In a pamphlet titled What Is to Be Done? (1902) Lenin argued that only a disciplined party of professional revolutionaries could bring socialism to Russia. In 1903, at a meeting of the Russian Social Democratic Labor party held in London, the party split into two factions, the Bolsheviks, headed by Lenin, and the Mensheviks (see Bolshevism and Menshevism). Lenin continued to be the chief exponent of Bolshevik thought in the long struggles for supremacy against Plekhanov, Kautsky, and other less radical Marxists. With the outbreak of revolution in 1905, Lenin returned to Russia. His view that the Bolsheviks should take part in the second duma prevailed in 1907, but he left Russia later that year and subsequently mostly engaged in complex theoretical disputes.

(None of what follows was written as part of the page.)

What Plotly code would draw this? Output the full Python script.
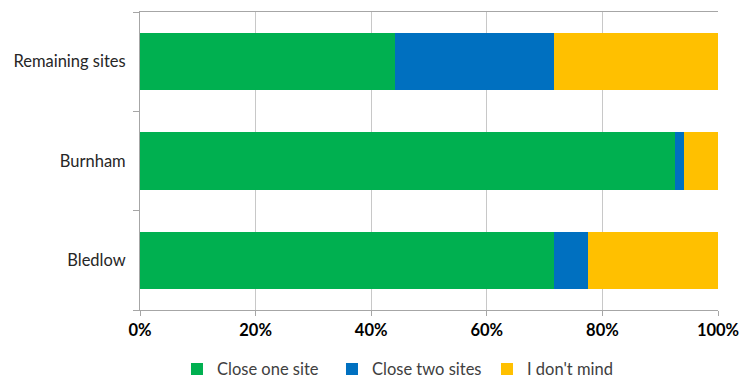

Lenin was in Switzerland during the early years of World War I. In his view the war was an imperialist struggle; since imperialism was "the final stage of capitalism," it was a historical necessity that the war would offer opportunities for a revolution of the proletariat. Consequently, Lenin urged the proletariat to oppose the war by an international civil war against the capitalist class. After the outbreak of the Russian Revolution of Feb., 1917, the German government allowed Lenin to cross Germany en route from Switzerland to Sweden in a sealed railway car. By aiding his return to Russia, the Germans hoped (correctly) to disrupt the Russian war effort.
Lenin concluded that Russia was now ripe for a socialist revolution, arguing that the moderate provisional government represented the bourgeoisie whereas the soviets represented, in his words, a revolutionary democratic dictatorship of the proletariat and peasantry. In July, 1917, after an abortive mass uprising in Petrograd, Lenin was forced to flee to Finland. Although the Bolsheviks were represented only by a minority in the first all-Russian Soviet congress (June, 1917), they soon gained decisive power. In Nov., 1917 (October according to the Old Style), the Bolsheviks, led by Lenin, who had returned to Petrograd, overthrew Kerensky's weak and disorganized regime and established a Soviet government.